Published by Rio Grande Games
Had a chance to try out this little cardgame at the Bristol hobbymeet in April. Little I more sense of the word as all the components, a 56-card deck, ¾ A4 rules sheet and six high quality dice, come in a handy 12x9x2 cm box. Unfortunately the box is of ordinary playing card type and is not very robust. The card deck also includes five blank cards for your own variants or replacements(handy for a pub game), and three reference cards for victory conditions. Knights uses features of a traditional card game combined with elements of dice games like Yahtzee to create an abstract game of middle-ages castle conquest and tournaments. Players roll the dice and try to build their winning hands by capturing cards from the central stacks, and later from other players.

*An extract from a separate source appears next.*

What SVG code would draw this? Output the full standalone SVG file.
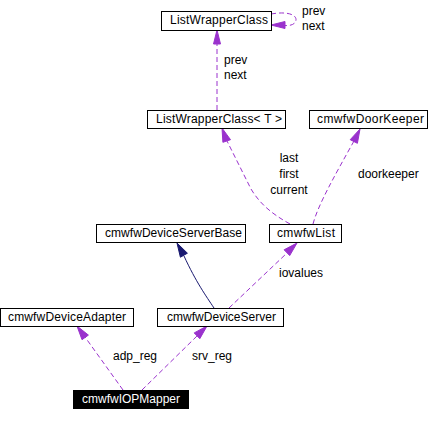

Looking at this castle card here as an example to capture it and bring it into our playing area we need to beat the three 4's and a 1 printed on the card. We roll the dice up to three times keeping those dice that will go some way to gaining victory, re-rolling those that do not match. You would think that with six dice this would be quite easy, but there's a catch in that any 6's that you roll are dead dice and do not count and cannot be re-rolled. A failed attack or capturing a castle ends your turn and the card goes to the bottom of the stack, and you cannot attack a card that you already have, making the coulour of the castle important.

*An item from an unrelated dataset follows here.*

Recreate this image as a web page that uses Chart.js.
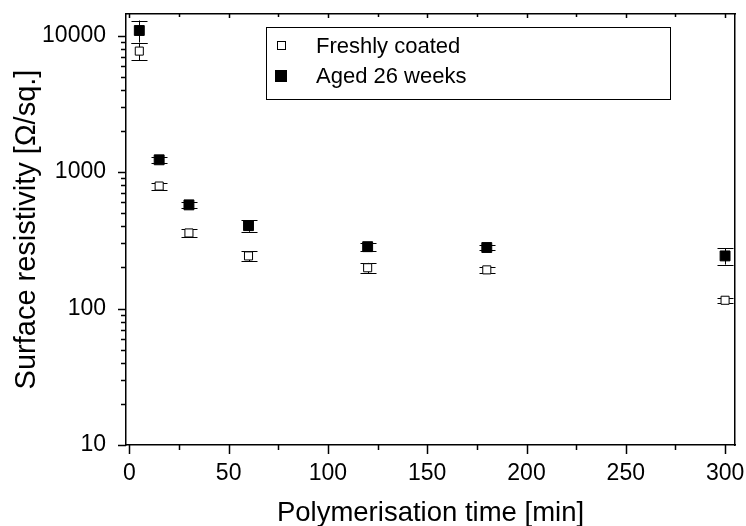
<!DOCTYPE html>
<html>
<head>
<meta charset="utf-8">
<script src="https://cdn.jsdelivr.net/npm/chart.js@4/dist/chart.umd.min.js"></script>
<style>
  html, body { margin: 0; padding: 0; background: #fff; }
  #wrap { width: 746px; height: 526px; }
</style>
</head>
<body>
<div id="wrap"><canvas id="c" width="746" height="526"></canvas></div>
<script>
// ---- data ----
const times = [5, 15, 30, 60, 120, 180, 300];
const freshValues = [7700, 790, 358, 243, 199, 192, 115];
const freshErrors = [1100, 45, 25, 20, 17, 9, 5];
const agedValues = [10900, 1230, 575, 405, 284, 280, 243];
const agedErrors = [2000, 70, 30, 40, 20, 13, 33];
const seriesLabels = ['Freshly coated', 'Aged 26 weeks'];
const xTickLabels = [0, 50, 100, 150, 200, 250, 300];
const yTickLabels = [10, 100, 1000, 10000];
const xTitle = 'Polymerisation time [min]';
const yTitle = 'Surface resistivity [\u03A9/sq.]';

const X_MIN = -1.7, X_MAX = 305, Y_MIN = 10, Y_MAX = 14400;
const FONT = "'Liberation Sans', Arial, sans-serif";

function toPoints(vals) { return times.map((t, i) => ({ x: t, y: vals[i] })); }
function noPad(s) { s.paddingLeft = 0; s.paddingRight = 0; s.paddingTop = 0; s.paddingBottom = 0; }

const errorBarPlugin = {
  id: 'errorBars',
  beforeDatasetsDraw(chart) {
    const ctx = chart.ctx, xs = chart.scales.x, ys = chart.scales.y;
    const sets = [[freshValues, freshErrors], [agedValues, agedErrors]];
    ctx.save();
    ctx.strokeStyle = '#000';
    ctx.lineWidth = 1;
    sets.forEach(([vals, errs]) => {
      times.forEach((t, i) => {
        const px = Math.round(xs.getPixelForValue(t)) + 0.5;
        const top = ys.getPixelForValue(vals[i] + errs[i]);
        const bot = ys.getPixelForValue(vals[i] - errs[i]);
        const hw = 8;
        ctx.beginPath();
        ctx.moveTo(px, top); ctx.lineTo(px, bot);
        ctx.moveTo(px - hw, Math.round(top) + 0.5); ctx.lineTo(px + hw, Math.round(top) + 0.5);
        ctx.moveTo(px - hw, Math.round(bot) + 0.5); ctx.lineTo(px + hw, Math.round(bot) + 0.5);
        ctx.stroke();
      });
    });
    ctx.restore();
  }
};

const tickPlugin = {
  id: 'tickMarks',
  afterDraw(chart) {
    const ctx = chart.ctx, xs = chart.scales.x, ys = chart.scales.y, a = chart.chartArea;
    ctx.save();
    ctx.strokeStyle = '#000';
    ctx.lineWidth = 1.5;
    ctx.beginPath();
    for (let i = 0; i < xTickLabels.length; i++) {
      const v = xTickLabels[i];
      const px = Math.round(xs.getPixelForValue(v)) + 0.5;
      ctx.moveTo(px, a.bottom); ctx.lineTo(px, a.bottom + 9);
      ctx.moveTo(px, a.top); ctx.lineTo(px, a.top + 4);
      if (i < xTickLabels.length - 1) {
        const m = (v + xTickLabels[i + 1]) / 2;
        const pm = Math.round(xs.getPixelForValue(m)) + 0.5;
        ctx.moveTo(pm, a.bottom); ctx.lineTo(pm, a.bottom + 5);
        ctx.moveTo(pm, a.top); ctx.lineTo(pm, a.top + 3);
      }
    }
    for (let i = 0; i < yTickLabels.length; i++) {
      const v = yTickLabels[i];
      const py = Math.round(ys.getPixelForValue(v)) + 0.5;
      ctx.moveTo(a.left, py); ctx.lineTo(a.left - 8, py);
      for (let k = 2; k <= 9; k++) {
        const mv = v * k;
        if (mv > Y_MAX) break;
        const pm = Math.round(ys.getPixelForValue(mv)) + 0.5;
        ctx.moveTo(a.left, pm); ctx.lineTo(a.left - 5, pm);
      }
    }
    ctx.stroke();
    ctx.restore();
  }
};

const legendPlugin = {
  id: 'boxLegend',
  afterDraw(chart) {
    const ctx = chart.ctx;
    const bx = 266.5, by = 27.5, bw = 404, bh = 72;
    ctx.save();
    ctx.strokeStyle = '#000';
    ctx.lineWidth = 1;
    ctx.strokeRect(bx, by, bw, bh);
    ctx.fillStyle = '#fff';
    ctx.fillRect(278, 42, 7, 8);
    ctx.strokeRect(277.5, 41.5, 8, 8);
    ctx.fillStyle = '#000';
    ctx.fillRect(275, 70, 12, 12);
    ctx.font = '22px ' + FONT;
    ctx.textBaseline = 'alphabetic';
    ctx.fillText(seriesLabels[0], 316, 53);
    ctx.fillText(seriesLabels[1], 316, 83);
    ctx.restore();
  }
};

new Chart(document.getElementById('c'), {
  type: 'scatter',
  data: {
    datasets: [
      { label: seriesLabels[0], data: toPoints(freshValues), pointStyle: 'rect',
        pointRadius: 5.7, pointBackgroundColor: '#fff', pointBorderColor: '#000', pointBorderWidth: 1, showLine: false },
      { label: seriesLabels[1], data: toPoints(agedValues), pointStyle: 'rect',
        pointRadius: 7, pointBackgroundColor: '#000', pointBorderColor: '#000', pointBorderWidth: 1, showLine: false }
    ]
  },
  options: {
    responsive: false,
    animation: false,
    devicePixelRatio: 1,
    layout: { padding: { left: 0, top: 14, right: 11, bottom: 0 } },
    plugins: { legend: { display: false }, tooltip: { enabled: false } },
    scales: {
      x: {
        type: 'linear', position: 'bottom', min: X_MIN, max: X_MAX,
        grid: { display: false },
        border: { display: true, color: '#000', width: 1.5 },
        afterBuildTicks: s => { s.ticks = xTickLabels.map(v => ({ value: v })); },
        afterFit: s => { s.height = 81; noPad(s); },
        ticks: { color: '#000', font: { family: FONT, size: 23 }, padding: 7, autoSkip: false, maxRotation: 0,
                 callback: v => String(v) },
        title: { display: true, text: xTitle, color: '#000', font: { family: FONT, size: 27.5, lineHeight: 0.9 },
                 padding: { top: 0, bottom: 0 } }
      },
      y: {
        type: 'logarithmic', position: 'left', min: Y_MIN, max: Y_MAX,
        grid: { display: false },
        border: { display: true, color: '#000', width: 1.5 },
        afterBuildTicks: s => { s.ticks = yTickLabels.map(v => ({ value: v, major: true })); },
        afterFit: s => { s.width = 126; noPad(s); },
        ticks: { color: '#000', font: { family: FONT, size: 23 }, padding: 12, autoSkip: false,
                 callback: v => String(v) },
        title: { display: true, text: yTitle, color: '#000', font: { family: FONT, size: 29, lineHeight: 1.0 },
                 padding: { top: 12, bottom: 0 } }
      },
      x2: {
        type: 'linear', position: 'top', min: X_MIN, max: X_MAX,
        grid: { display: false }, ticks: { display: false },
        border: { display: true, color: '#000', width: 1.5 },
        afterFit: s => { s.height = 0; noPad(s); }
      },
      y2: {
        type: 'logarithmic', position: 'right', min: Y_MIN, max: Y_MAX,
        grid: { display: false }, ticks: { display: false },
        border: { display: true, color: '#000', width: 1.5 },
        afterFit: s => { s.width = 0; noPad(s); }
      }
    }
  },
  plugins: [errorBarPlugin, tickPlugin, legendPlugin]
});
</script>
</body>
</html>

While castles make up your basic route to victory the deck also consists of tournament cards that offer a short cut, for distingushing oneself at the tournament brings prestige. If a player choses the tournament card from the stacks, they become the tournament organiser, they get four rolls of the dice to build a winning hand while the other players in turn get three tries to gain a better score. The player with the best roll takes the tournament card to their play area, and if they secure three tournaments this will reduce the victory conditions from 4 castle cards to only two. Good news here is that tounament cards are safe from attack by players. Another sneaky way to win is gaining three castles, then toppling the king but with four fives and a one this is quite difficult and you may need the protectrion special card to avoid losing a castle in retribution. There are also various types of special cards that allow you to bend the rules a little. For instance a trebuchet aids your attack on other players castles by giving you four rolls instead of the standard three, castle guard protects two castles from attack, but himself is liable to attack, cards that give you an extra die of a fixed value, and other types. As the game progresses you will be tempted to capture cards from other players, then use a simillar procedure to the above but your opponent will have an opportunity to defend his castles if you succeed in breaching it's defences i.e if you can beat the combination on his card then he gets three rolls to beat yours!
Impressions? Well I have reservations about the six player game that degenerated into a round robin of get the leader and would be happier with four-ish. Yet the rules are easy to grasp and play speedy enough that I look forward to a few more goes of this before I issue my final judgement.
Variants? I think the tournament win criteria should increase to three castles from two. Also Special cards cannot be defended, but I would suggest this be allowed in large (5-6) player games with the two special guard cards, one for castles one for special cards be allowed to defend themselves.